Requirement: Every line containing the word "that" needs to be found and copied.
[Start Data to process]
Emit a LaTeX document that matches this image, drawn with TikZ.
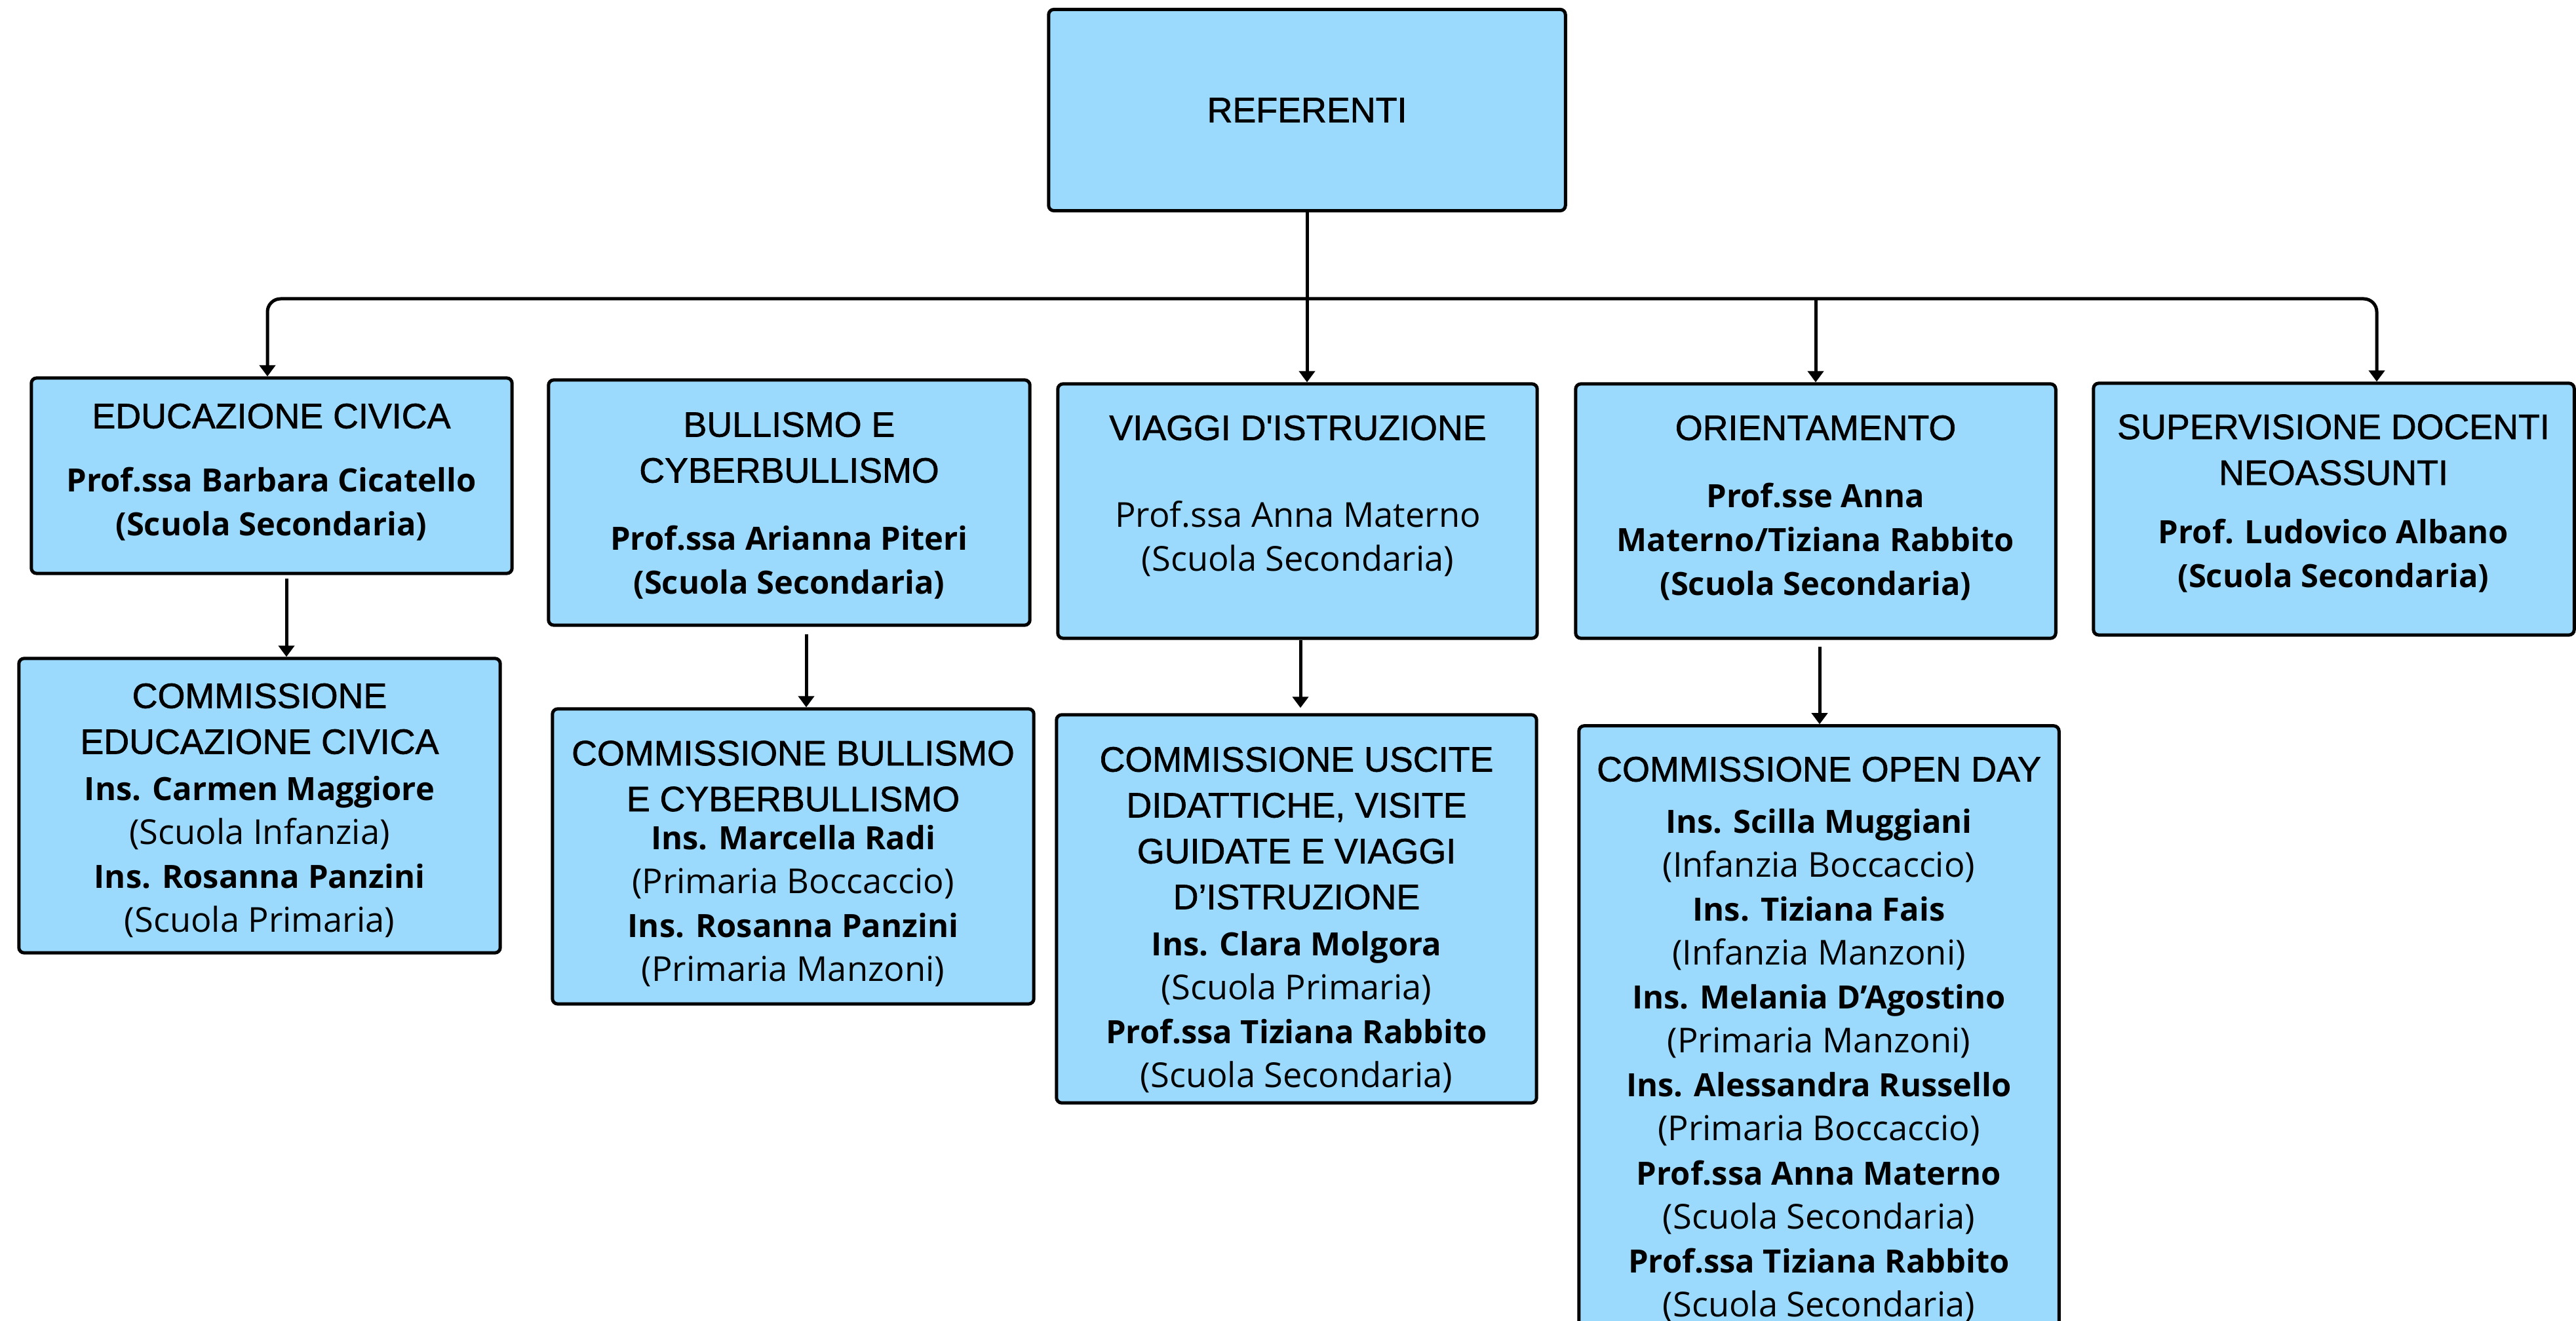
\documentclass[tikz,border=0pt]{standalone}
\usepackage{fontspec}
\usepackage{tikz}
\usetikzlibrary{arrows.meta}
\newfontfamily\headfont[FakeBold=1.2]{Liberation Sans}
\newfontfamily\namefont{Open Sans}
\newcommand\sede[1]{{\fontsize{14.9}{19.06}\selectfont#1}}
\definecolor{panelblue}{RGB}{155,218,253}

\begin{document}
\begin{tikzpicture}[x=0.01cm,y=-0.01cm,line width=0.5mm]
  \tikzstyle{panel}=[draw,fill=panelblue,rounded corners=0.8mm,inner sep=0]
  \tikzstyle{head}=[font=\headfont\fontsize{15.3}{19.9}\selectfont,align=center,inner sep=0]
  \tikzstyle{names}=[font=\namefont\fontsize{13.9}{19.06}\selectfont,align=center,inner sep=0]
  \tikzstyle{link}=[-{Triangle[length=1.7mm,width=2.4mm]}]

  \useasboundingbox (0,0) rectangle (3930,2016);
  \clip (0,0) rectangle (3930,2016);

  % top
  \node[panel,head,minimum width=7.88cm,minimum height=3.07cm] (ref) at (1994,168) {REFERENTI};

  % first row
  \node[panel,minimum width=7.33cm,minimum height=2.98cm] (educ) at (414.5,726) {};
  \node[head] (educT) at (414,635) {EDUCAZIONE CIVICA};
  \node[names] (educN) at (414,769.5) {\textbf{Prof.ssa Barbara Cicatello}\\\textbf{(Scuola Secondaria)}};

  \node[panel,minimum width=7.34cm,minimum height=3.74cm] (bull) at (1204,767) {};
  \node[head] (bullT) at (1204,683) {BULLISMO E\\CYBERBULLISMO};
  \node[names] (bullN) at (1204,858.5) {\textbf{Prof.ssa Arianna Piteri}\\\textbf{(Scuola Secondaria)}};

  \node[panel,minimum width=7.31cm,minimum height=3.88cm] (viag) at (1979.5,780) {};
  \node[head] (viagT) at (1980,653) {VIAGGI D\textquotesingle ISTRUZIONE};
  \node[names] (viagN) at (1980,822.5) {\sede{Prof.ssa Anna Materno}\\\sede{(Scuola Secondaria)}};

  \node[panel,minimum width=7.32cm,minimum height=3.88cm] (orie) at (2770,780) {};
  \node[head] (orieT) at (2770,653) {ORIENTAMENTO};
  \node[names] (orieN) at (2770,826.5) {\textbf{Prof.sse Anna}\\\textbf{Materno/Tiziana Rabbito}\\\textbf{(Scuola Secondaria)}};

  \node[panel,minimum width=7.33cm,minimum height=3.84cm] (supe) at (3560.5,777) {};
  \node[head] (supeT) at (3560,686.5) {SUPERVISIONE DOCENTI\\NEOASSUNTI};
  \node[names] (supeN) at (3560,848.5) {\textbf{Prof. Ludovico Albano}\\\textbf{(Scuola Secondaria)}};

  % commissions
  \node[panel,minimum width=7.34cm,minimum height=4.49cm] (comEduc) at (396,1229.5) {};
  \node[head] (comEducT) at (396,1097) {COMMISSIONE\\EDUCAZIONE CIVICA};
  \node[names] (comEducN) at (396,1308) {\textbf{Ins. Carmen Maggiore}\\\sede{(Scuola Infanzia)}\\\textbf{Ins. Rosanna Panzini}\\\sede{(Scuola Primaria)}};

  \node[panel,minimum width=7.34cm,minimum height=4.50cm] (comBull) at (1210,1307) {};
  \node[head] (comBullT) at (1210,1184.5) {COMMISSIONE BULLISMO\\E CYBERBULLISMO};
  \node[names] (comBullN) at (1210,1382.5) {\textbf{Ins. Marcella Radi}\\\sede{(Primaria Boccaccio)}\\\textbf{Ins. Rosanna Panzini}\\\sede{(Primaria Manzoni)}};

  \node[panel,minimum width=7.32cm,minimum height=5.92cm] (comViag) at (1978,1387) {};
  \node[head] (comViagT) at (1978,1264) {COMMISSIONE USCITE\\DIDATTICHE, VISITE\\GUIDATE E VIAGGI\\D’ISTRUZIONE};
  \node[names] (comViagN) at (1978,1545) {\textbf{Ins. Clara Molgora}\\\sede{(Scuola Primaria)}\\\textbf{Prof.ssa Tiziana Rabbito}\\\sede{(Scuola Secondaria)}};

  \node[panel,minimum width=7.32cm,minimum height=9.52cm] (comOpen) at (2775,1584) {};
  \node[head] (comOpenT) at (2775,1174) {COMMISSIONE OPEN DAY};
  \node[names] (comOpenN) at (2775,1626) {\textbf{Ins. Scilla Muggiani}\\\sede{(Infanzia Boccaccio)}\\\textbf{Ins. Tiziana Fais}\\\sede{(Infanzia Manzoni)}\\\textbf{Ins. Melania D’Agostino}\\\sede{(Primaria Manzoni)}\\\textbf{Ins. Alessandra Russello}\\\sede{(Primaria Boccaccio)}\\\textbf{Prof.ssa Anna Materno}\\\sede{(Scuola Secondaria)}\\\textbf{Prof.ssa Tiziana Rabbito}\\\sede{(Scuola Secondaria)}};

  % connectors
  \coordinate (busL) at (408,456);
  \coordinate (busR) at (3626,456);
  \draw[{Triangle[length=1.7mm,width=2.4mm]}-{Triangle[length=1.7mm,width=2.4mm]},rounded corners=2mm]
    (educ.north -| busL) |- (busR) -- (supe.north -| busR);
  \draw[link] (ref.south) -- (ref.south |- viag.north);
  \draw[link] (orie.north |- busL) -- (orie.north);

  \draw[link,shorten <=0.5mm] ([xshift=2.25mm]educ.south) -- ([xshift=2.25mm]educ.south |- comEduc.north);
  \draw[link,shorten <=1.1mm] ([xshift=2.6mm]bull.south) -- ([xshift=2.6mm]bull.south |- comBull.north);
  \draw[link,shorten >=0.8mm] ([xshift=0.45mm]viag.south) -- ([xshift=0.45mm]viag.south |- comViag.north);
  \draw[link,shorten <=1mm] ([xshift=0.6mm]orie.south) -- ([xshift=0.6mm]orie.south |- comOpen.north);
\end{tikzpicture}
\end{document}
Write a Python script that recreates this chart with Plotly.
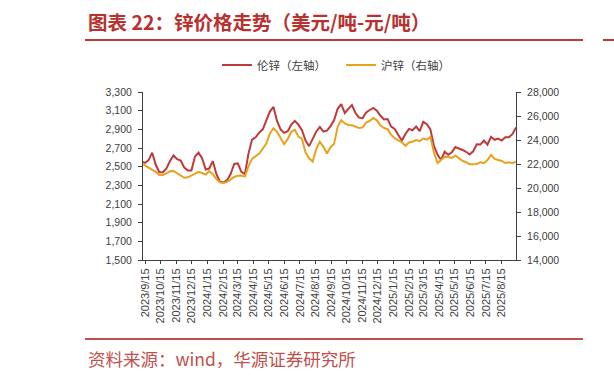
import pandas as pd
import plotly.graph_objects as go

# ---- data (read from the reference) ----
dates = ["2023-09-11"] + [d.strftime("%Y-%m-%d") for d in pd.date_range("2023-09-15", periods=105, freq="7D")]

lme_zinc = [2550, 2540, 2570, 2650, 2520, 2440, 2440, 2480, 2560, 2620,
            2580, 2565, 2490, 2460, 2460, 2608, 2650, 2590, 2470, 2480,
            2560, 2420, 2340, 2330, 2355, 2420, 2530, 2535, 2445, 2420,
            2640, 2790, 2815, 2865, 2900, 2990, 3090, 3140, 2990, 2900,
            2862, 2880, 2950, 2990, 2950, 2890, 2780, 2720, 2795, 2875,
            2925, 2875, 2885, 2935, 3000, 3120, 3170, 3075, 3120, 3160,
            3075, 3025, 3020, 3080, 3107, 3130, 3100, 3045, 3005, 3010,
            2929, 2905, 2840, 2780, 2850, 2905, 2890, 2929, 2880, 2980,
            2955, 2900, 2720, 2630, 2572, 2660, 2628, 2655, 2710, 2690,
            2679, 2660, 2630, 2665, 2740, 2737, 2780, 2735, 2820, 2788,
            2800, 2780, 2815, 2815, 2848, 2920]

shfe_zinc = [21970, 21870, 21680, 21490, 21350, 21083, 21083, 21210, 21400, 21420,
             21240, 21040, 20850, 20890, 21030, 21220, 21350, 21250, 21120, 21400,
             21150, 20750, 20470, 20410, 20510, 20720, 20920, 21030, 21040, 20950,
             21820, 22430, 22680, 22870, 23270, 23700, 24550, 24975, 24680, 24150,
             23650, 24090, 24690, 24850, 24280, 24100, 22950, 22470, 22200, 23250,
             23860, 23430, 22870, 23400, 23680, 25100, 25660, 25380, 25250, 25230,
             25110, 25000, 25050, 25460, 25600, 25840, 25640, 25210, 25000, 24900,
             24420, 24140, 23960, 23810, 23520, 23800, 23860, 24000, 23900, 24120,
             24030, 24250, 22950, 22080, 22330, 22610, 22580, 22500, 22710, 22480,
             22270, 22150, 21980, 21970, 22000, 22150, 22080, 22320, 22760, 22430,
             22330, 22250, 22080, 22140, 22070, 22190]

tick_dates = [d.strftime("%Y-%m-%d") for d in pd.date_range("2023-09-01", "2025-08-01", freq="MS") + pd.Timedelta(days=14)]
tick_labels = [f"{d.year}/{d.month}/{d.day}" for d in pd.to_datetime(tick_dates)]

series_names = ["伦锌（左轴）", "沪锌（右轴）"]
title_text = "图表 22：锌价格走势（美元/吨-元/吨）"
source_text = "资料来源：wind，华源证券研究所"

# ---- figure ----
W, H = 614, 378
L, R, T, B = 143, 516, 92, 260
pw, ph = R - L, B - T

def px(x):
    return (x - L) / pw

def py(y):
    return (B - y) / ph

RED = "#BE3A3A"
YEL = "#E8A21C"
AX = "#404040"
TXT = "#404040"

fig = go.Figure()
fig.add_trace(go.Scatter(x=dates, y=lme_zinc, name=series_names[0], mode="lines",
                         line=dict(color=RED, width=2), yaxis="y"))
fig.add_trace(go.Scatter(x=dates, y=shfe_zinc, name=series_names[1], mode="lines",
                         line=dict(color=YEL, width=2), yaxis="y2"))

fig.update_layout(
    width=W, height=H, autosize=False,
    margin=dict(l=L, r=W - R, t=T, b=H - B, pad=0),
    paper_bgcolor="white", plot_bgcolor="white",
    font=dict(family="Liberation Sans, Arial, sans-serif", color=TXT),
    showlegend=True,
    legend=dict(orientation="h", x=px(217), y=py(65), xanchor="left", yanchor="middle",
                font=dict(family="Noto Sans CJK SC", size=11.5, color=TXT),
                itemwidth=30, entrywidth=79, entrywidthmode="pixels",
                bgcolor="rgba(0,0,0,0)", traceorder="normal"),
    xaxis=dict(type="date", range=["2023-09-11", "2025-09-12"],
               tickmode="array", tickvals=tick_dates, ticktext=tick_labels,
               tickangle=-90, tickfont=dict(size=11, color=TXT),
               showline=True, linecolor=AX, linewidth=1,
               ticks="outside", ticklen=3, tickcolor=AX,
               showgrid=False, zeroline=False),
    yaxis=dict(range=[1500, 3300], dtick=200, tick0=1500, tickformat=",",
               tickfont=dict(size=10.5, color=TXT),
               showline=True, linecolor=AX, linewidth=1,
               ticks="outside", ticklen=4, tickcolor=AX, ticklabelstandoff=4,
               showgrid=False, zeroline=False),
    yaxis2=dict(range=[14000, 28000], dtick=2000, tick0=14000, tickformat=",",
                overlaying="y", side="right",
                tickfont=dict(size=10.5, color=TXT),
                showline=True, linecolor=AX, linewidth=1,
                ticks="outside", ticklen=4, tickcolor=AX, ticklabelstandoff=4,
                showgrid=False, zeroline=False),
)

def rule(x0, x1, y, color, thick):
    # a thin filled box drawn as an annotation (horizontal rule outside the plot area)
    fig.add_annotation(text="", xref="paper", yref="paper", x=px(x0), y=py(y),
                       xanchor="left", yanchor="middle", showarrow=False,
                       width=x1 - x0, height=thick, bgcolor=color, borderpad=0, borderwidth=0,
                       font=dict(size=1))

# title, rules and source note
fig.add_annotation(text=title_text, xref="paper", yref="paper", x=px(86), y=py(22),
                   xanchor="left", yanchor="middle", showarrow=False,
                   font=dict(family="Noto Sans CJK SC", size=19.5, color="#B8312F", weight="bold"))
rule(85, 583, 40, "#BE3A3A", 2)
rule(603, 614, 40, "#BE3A3A", 2)
rule(85, 583, 339, "#C0504D", 2)
fig.add_annotation(text=source_text, xref="paper", yref="paper", x=px(86), y=py(358),
                   xanchor="left", yanchor="middle", showarrow=False,
                   font=dict(family="Noto Sans CJK SC", size=17.5, color="#C0504D"))

fig.write_html("out.html", config={"displayModeBar": False},
               post_script="document.body.style.margin='0';")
[End Data to process]
Exercise result:
Emit a LaTeX document that matches this image, drawn with TikZ.
Write a Python script that recreates this chart with Plotly.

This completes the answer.